For the next 15 seasons, the Dodgers finished first in the NL West six times and in second place four times. They never went more than three seasons without a postseason appearance. There were disappointments, but rather quickly there was a feeling that the disappointments wouldn't last very long.
At the same time, my childhood was happy as well. I did not want for much. Not that it was completely carefree, but I knew that I had it pretty good.
I graduated from college less than a year after Kirk Gibson's home run. And in a sense, the Dodgers and I entered the real world together.
It wasn't apparent right away. By the end of 1989, I had a full-time job as a sportswriter at the Los Angeles Daily News - in fact, I would prat around in my own head, adapting the lingo of the profession to brag to myself that I was "the youngest full-time sportswriter in Los Angeles."
Meanwhile, the Dodgers had their little two-season hiccup. Fourth place in 1989, second place in 1990. But in 1991, the timetable stated, the Dodgers would be back.
Instead, the Giants eliminated them on the last day of the season, and this team out of nowhere, with no pedigree for winning, the Atlanta Braves, came out of nowhere to win the division.
Around the same time, the Daily News hired a reporter named Marc Stein. Marc's a good guy - you might know him now as a senior NBA writer for ESPN.com. But back then, like the Braves, Marc, well, infringed upon my timetable. He was now the youngest full-time sportswriter in Los Angeles, and much to my surprise, that actually seemed to mean something to our boss. He started to get plum assignments, and I started getting passed over.
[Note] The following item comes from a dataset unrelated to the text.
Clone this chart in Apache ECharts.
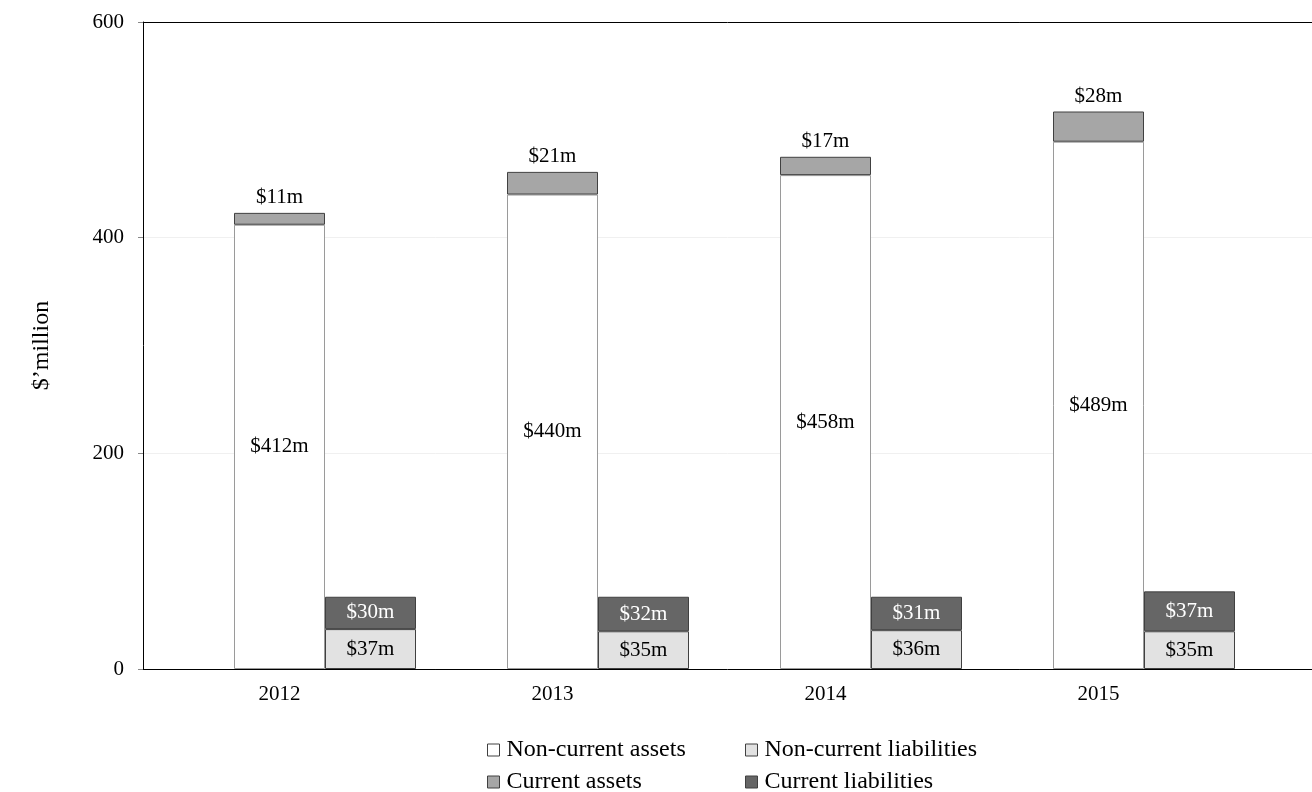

In 1992, I did exactly what I now chide the Dodgers for doing. I got impatient, and I made a big move. I left the paper.
I left for graduate school at Georgetown, and I will say my degree was a much more worthwhile investment than Delino DeShields or Carlos Perez was for the Dodgers. But from that time on - more than 10 years ago now - the Dodgers and I have essentially become the Cubs. Some little successes, some hopes, but more questionable decisions and, certainly, no World Series.
In about the mid-1990s, after it became clear how awful the DeShields-Pedro Martinez trade was, I started to conjecture that the Dodgers really could become the Cubs - that a journey to 100 years of mediocrity can begin with a single step. Subsequently, I started to think that I might be following the same path. I'm a published writer, and people (some of them, anyway) have enjoyed my work. But I don't feel like I really made it to the champagne celebration in the locker room.
I'm very happy these days - I have a wonderful wife and a wonderful baby, and you won't catch me regretting the choices I made that allowed those things to happen. But I do have frustrations, and those frustrations, I've come to realize, are played out each time the Dodgers do something. Anything. I'm not just talking about the 162 games; I'm talking about the offseason trades and the decisions to replace the dirt warning track with rubber and the removal of the sandwich station on the Club level of Dodger Stadium. I was raised in an easier time, where things were more often right than wrong, and I haven't shed my addiction to that time. I want things with the Dodgers to be right. That, essentially, is the genesis of this website - to deal with that want.
I think what it is, is that when I was younger, the games were more fun. They were carefree. Now, they do seem to mean more to me. They carry this weight. And now, it's been so long since the Dodgers have been a winner, I can't imagine anymore what it will be like to celebrate that. I hope I enjoy the glory, if it ever comes, as much as I've suffered the pain. I think maybe I will.
My Dad, by the way, grew up in Chicago and attended the Cubs' last World Series in 1945. He roots for the Dodgers and the Cubs, and has also never gotten a foul ball, while I've snagged four. So, I've just got to remember - it's all about perspective.